Stored items from a collection:
####

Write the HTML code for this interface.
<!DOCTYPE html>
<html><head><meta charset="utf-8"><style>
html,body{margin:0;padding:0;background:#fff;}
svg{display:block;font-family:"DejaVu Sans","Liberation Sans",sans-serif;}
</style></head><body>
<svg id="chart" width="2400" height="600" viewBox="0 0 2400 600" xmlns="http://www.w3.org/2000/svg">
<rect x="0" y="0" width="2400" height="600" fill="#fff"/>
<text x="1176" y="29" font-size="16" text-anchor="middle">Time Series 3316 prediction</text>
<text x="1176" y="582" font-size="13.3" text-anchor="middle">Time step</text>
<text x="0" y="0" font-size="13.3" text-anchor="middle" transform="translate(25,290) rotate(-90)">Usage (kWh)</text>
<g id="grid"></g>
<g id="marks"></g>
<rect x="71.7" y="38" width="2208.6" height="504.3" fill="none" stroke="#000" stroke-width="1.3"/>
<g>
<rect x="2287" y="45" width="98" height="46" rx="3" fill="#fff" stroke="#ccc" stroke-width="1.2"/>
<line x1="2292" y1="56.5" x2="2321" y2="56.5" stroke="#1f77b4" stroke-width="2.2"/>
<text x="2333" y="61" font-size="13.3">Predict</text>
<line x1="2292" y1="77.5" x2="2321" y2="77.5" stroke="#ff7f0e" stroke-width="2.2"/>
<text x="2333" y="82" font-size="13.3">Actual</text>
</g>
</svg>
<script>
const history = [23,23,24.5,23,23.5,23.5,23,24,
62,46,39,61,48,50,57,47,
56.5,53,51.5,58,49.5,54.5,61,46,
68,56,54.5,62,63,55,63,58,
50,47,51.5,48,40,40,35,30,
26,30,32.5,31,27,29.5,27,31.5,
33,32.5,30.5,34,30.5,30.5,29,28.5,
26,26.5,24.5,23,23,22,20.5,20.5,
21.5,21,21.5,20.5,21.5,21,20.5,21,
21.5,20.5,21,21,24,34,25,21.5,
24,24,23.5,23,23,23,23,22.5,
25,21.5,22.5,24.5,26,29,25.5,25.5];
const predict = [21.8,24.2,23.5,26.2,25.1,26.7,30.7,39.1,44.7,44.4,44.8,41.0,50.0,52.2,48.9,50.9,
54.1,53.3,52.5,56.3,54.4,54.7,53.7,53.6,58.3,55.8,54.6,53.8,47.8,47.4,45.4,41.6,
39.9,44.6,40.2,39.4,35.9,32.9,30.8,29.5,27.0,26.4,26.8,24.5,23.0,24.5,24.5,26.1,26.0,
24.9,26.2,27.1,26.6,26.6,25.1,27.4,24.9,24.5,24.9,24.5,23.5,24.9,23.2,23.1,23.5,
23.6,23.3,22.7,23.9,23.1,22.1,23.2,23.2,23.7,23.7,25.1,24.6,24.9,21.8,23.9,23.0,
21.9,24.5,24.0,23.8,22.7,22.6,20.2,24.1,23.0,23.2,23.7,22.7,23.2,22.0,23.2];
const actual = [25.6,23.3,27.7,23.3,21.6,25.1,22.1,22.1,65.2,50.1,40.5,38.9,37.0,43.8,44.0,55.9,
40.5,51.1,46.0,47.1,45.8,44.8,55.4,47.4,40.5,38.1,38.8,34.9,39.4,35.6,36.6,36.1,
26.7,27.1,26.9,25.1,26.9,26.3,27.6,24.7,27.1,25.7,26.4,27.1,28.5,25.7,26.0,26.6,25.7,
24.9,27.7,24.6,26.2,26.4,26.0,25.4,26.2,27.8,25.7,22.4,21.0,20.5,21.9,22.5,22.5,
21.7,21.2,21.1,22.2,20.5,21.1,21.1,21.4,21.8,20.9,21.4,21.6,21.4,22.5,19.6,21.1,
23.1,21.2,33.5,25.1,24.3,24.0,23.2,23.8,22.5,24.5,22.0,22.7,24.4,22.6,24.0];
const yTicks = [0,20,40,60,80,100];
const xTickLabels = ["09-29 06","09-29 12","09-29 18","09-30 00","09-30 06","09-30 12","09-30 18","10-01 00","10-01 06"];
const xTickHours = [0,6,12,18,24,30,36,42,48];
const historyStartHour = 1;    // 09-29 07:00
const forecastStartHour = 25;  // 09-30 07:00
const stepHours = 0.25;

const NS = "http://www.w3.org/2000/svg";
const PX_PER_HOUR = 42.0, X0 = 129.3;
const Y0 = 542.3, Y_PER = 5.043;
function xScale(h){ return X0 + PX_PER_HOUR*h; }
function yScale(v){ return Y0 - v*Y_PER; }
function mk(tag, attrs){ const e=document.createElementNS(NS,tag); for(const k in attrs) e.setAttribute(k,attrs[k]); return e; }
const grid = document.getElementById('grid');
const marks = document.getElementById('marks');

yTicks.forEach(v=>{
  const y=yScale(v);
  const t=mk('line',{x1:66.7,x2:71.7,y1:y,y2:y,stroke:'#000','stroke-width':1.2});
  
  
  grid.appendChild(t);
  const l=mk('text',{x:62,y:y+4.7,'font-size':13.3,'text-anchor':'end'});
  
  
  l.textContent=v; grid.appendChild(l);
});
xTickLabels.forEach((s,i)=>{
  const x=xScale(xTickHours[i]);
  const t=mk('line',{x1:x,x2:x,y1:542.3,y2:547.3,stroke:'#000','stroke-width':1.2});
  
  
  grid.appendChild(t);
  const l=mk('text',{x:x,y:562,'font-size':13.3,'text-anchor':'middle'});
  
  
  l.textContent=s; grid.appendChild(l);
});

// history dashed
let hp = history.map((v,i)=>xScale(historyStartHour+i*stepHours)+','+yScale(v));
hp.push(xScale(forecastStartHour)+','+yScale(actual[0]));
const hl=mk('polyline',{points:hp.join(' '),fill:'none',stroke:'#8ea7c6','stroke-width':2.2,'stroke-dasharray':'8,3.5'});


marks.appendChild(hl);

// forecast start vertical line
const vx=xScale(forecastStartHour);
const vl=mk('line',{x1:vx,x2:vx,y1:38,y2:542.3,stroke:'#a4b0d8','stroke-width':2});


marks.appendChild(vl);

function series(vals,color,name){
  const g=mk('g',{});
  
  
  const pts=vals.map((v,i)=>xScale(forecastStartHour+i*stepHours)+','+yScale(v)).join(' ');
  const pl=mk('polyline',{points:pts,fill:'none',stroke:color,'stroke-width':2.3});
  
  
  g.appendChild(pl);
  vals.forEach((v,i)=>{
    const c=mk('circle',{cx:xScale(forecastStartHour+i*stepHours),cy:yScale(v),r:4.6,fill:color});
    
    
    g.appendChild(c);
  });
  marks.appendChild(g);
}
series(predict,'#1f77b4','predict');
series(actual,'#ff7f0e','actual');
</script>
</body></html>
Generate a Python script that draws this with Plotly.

####

# Written request:
Exactly as shown above, return every record.

# The solution:
Write the HTML code for this interface.
<!DOCTYPE html>
<html><head><meta charset="utf-8"><style>
html,body{margin:0;padding:0;background:#fff;}
svg{display:block;font-family:"DejaVu Sans","Liberation Sans",sans-serif;}
</style></head><body>
<svg id="chart" width="2400" height="600" viewBox="0 0 2400 600" xmlns="http://www.w3.org/2000/svg">
<rect x="0" y="0" width="2400" height="600" fill="#fff"/>
<text x="1176" y="29" font-size="16" text-anchor="middle">Time Series 3316 prediction</text>
<text x="1176" y="582" font-size="13.3" text-anchor="middle">Time step</text>
<text x="0" y="0" font-size="13.3" text-anchor="middle" transform="translate(25,290) rotate(-90)">Usage (kWh)</text>
<g id="grid"></g>
<g id="marks"></g>
<rect x="71.7" y="38" width="2208.6" height="504.3" fill="none" stroke="#000" stroke-width="1.3"/>
<g>
<rect x="2287" y="45" width="98" height="46" rx="3" fill="#fff" stroke="#ccc" stroke-width="1.2"/>
<line x1="2292" y1="56.5" x2="2321" y2="56.5" stroke="#1f77b4" stroke-width="2.2"/>
<text x="2333" y="61" font-size="13.3">Predict</text>
<line x1="2292" y1="77.5" x2="2321" y2="77.5" stroke="#ff7f0e" stroke-width="2.2"/>
<text x="2333" y="82" font-size="13.3">Actual</text>
</g>
</svg>
<script>
const history = [23,23,24.5,23,23.5,23.5,23,24,
62,46,39,61,48,50,57,47,
56.5,53,51.5,58,49.5,54.5,61,46,
68,56,54.5,62,63,55,63,58,
50,47,51.5,48,40,40,35,30,
26,30,32.5,31,27,29.5,27,31.5,
33,32.5,30.5,34,30.5,30.5,29,28.5,
26,26.5,24.5,23,23,22,20.5,20.5,
21.5,21,21.5,20.5,21.5,21,20.5,21,
21.5,20.5,21,21,24,34,25,21.5,
24,24,23.5,23,23,23,23,22.5,
25,21.5,22.5,24.5,26,29,25.5,25.5];
const predict = [21.8,24.2,23.5,26.2,25.1,26.7,30.7,39.1,44.7,44.4,44.8,41.0,50.0,52.2,48.9,50.9,
54.1,53.3,52.5,56.3,54.4,54.7,53.7,53.6,58.3,55.8,54.6,53.8,47.8,47.4,45.4,41.6,
39.9,44.6,40.2,39.4,35.9,32.9,30.8,29.5,27.0,26.4,26.8,24.5,23.0,24.5,24.5,26.1,26.0,
24.9,26.2,27.1,26.6,26.6,25.1,27.4,24.9,24.5,24.9,24.5,23.5,24.9,23.2,23.1,23.5,
23.6,23.3,22.7,23.9,23.1,22.1,23.2,23.2,23.7,23.7,25.1,24.6,24.9,21.8,23.9,23.0,
21.9,24.5,24.0,23.8,22.7,22.6,20.2,24.1,23.0,23.2,23.7,22.7,23.2,22.0,23.2];
const actual = [25.6,23.3,27.7,23.3,21.6,25.1,22.1,22.1,65.2,50.1,40.5,38.9,37.0,43.8,44.0,55.9,
40.5,51.1,46.0,47.1,45.8,44.8,55.4,47.4,40.5,38.1,38.8,34.9,39.4,35.6,36.6,36.1,
26.7,27.1,26.9,25.1,26.9,26.3,27.6,24.7,27.1,25.7,26.4,27.1,28.5,25.7,26.0,26.6,25.7,
24.9,27.7,24.6,26.2,26.4,26.0,25.4,26.2,27.8,25.7,22.4,21.0,20.5,21.9,22.5,22.5,
21.7,21.2,21.1,22.2,20.5,21.1,21.1,21.4,21.8,20.9,21.4,21.6,21.4,22.5,19.6,21.1,
23.1,21.2,33.5,25.1,24.3,24.0,23.2,23.8,22.5,24.5,22.0,22.7,24.4,22.6,24.0];
const yTicks = [0,20,40,60,80,100];
const xTickLabels = ["09-29 06","09-29 12","09-29 18","09-30 00","09-30 06","09-30 12","09-30 18","10-01 00","10-01 06"];
const xTickHours = [0,6,12,18,24,30,36,42,48];
const historyStartHour = 1;    // 09-29 07:00
const forecastStartHour = 25;  // 09-30 07:00
const stepHours = 0.25;

const NS = "http://www.w3.org/2000/svg";
const PX_PER_HOUR = 42.0, X0 = 129.3;
const Y0 = 542.3, Y_PER = 5.043;
function xScale(h){ return X0 + PX_PER_HOUR*h; }
function yScale(v){ return Y0 - v*Y_PER; }
function mk(tag, attrs){ const e=document.createElementNS(NS,tag); for(const k in attrs) e.setAttribute(k,attrs[k]); return e; }
const grid = document.getElementById('grid');
const marks = document.getElementById('marks');

yTicks.forEach(v=>{
  const y=yScale(v);
  const t=mk('line',{x1:66.7,x2:71.7,y1:y,y2:y,stroke:'#000','stroke-width':1.2});
  
  
  grid.appendChild(t);
  const l=mk('text',{x:62,y:y+4.7,'font-size':13.3,'text-anchor':'end'});
  
  
  l.textContent=v; grid.appendChild(l);
});
xTickLabels.forEach((s,i)=>{
  const x=xScale(xTickHours[i]);
  const t=mk('line',{x1:x,x2:x,y1:542.3,y2:547.3,stroke:'#000','stroke-width':1.2});
  
  
  grid.appendChild(t);
  const l=mk('text',{x:x,y:562,'font-size':13.3,'text-anchor':'middle'});
  
  
  l.textContent=s; grid.appendChild(l);
});

// history dashed
let hp = history.map((v,i)=>xScale(historyStartHour+i*stepHours)+','+yScale(v));
hp.push(xScale(forecastStartHour)+','+yScale(actual[0]));
const hl=mk('polyline',{points:hp.join(' '),fill:'none',stroke:'#8ea7c6','stroke-width':2.2,'stroke-dasharray':'8,3.5'});


marks.appendChild(hl);

// forecast start vertical line
const vx=xScale(forecastStartHour);
const vl=mk('line',{x1:vx,x2:vx,y1:38,y2:542.3,stroke:'#a4b0d8','stroke-width':2});


marks.appendChild(vl);

function series(vals,color,name){
  const g=mk('g',{});
  
  
  const pts=vals.map((v,i)=>xScale(forecastStartHour+i*stepHours)+','+yScale(v)).join(' ');
  const pl=mk('polyline',{points:pts,fill:'none',stroke:color,'stroke-width':2.3});
  
  
  g.appendChild(pl);
  vals.forEach((v,i)=>{
    const c=mk('circle',{cx:xScale(forecastStartHour+i*stepHours),cy:yScale(v),r:4.6,fill:color});
    
    
    g.appendChild(c);
  });
  marks.appendChild(g);
}
series(predict,'#1f77b4','predict');
series(actual,'#ff7f0e','actual');
</script>
</body></html>
Generate a Python script that draws this with Plotly.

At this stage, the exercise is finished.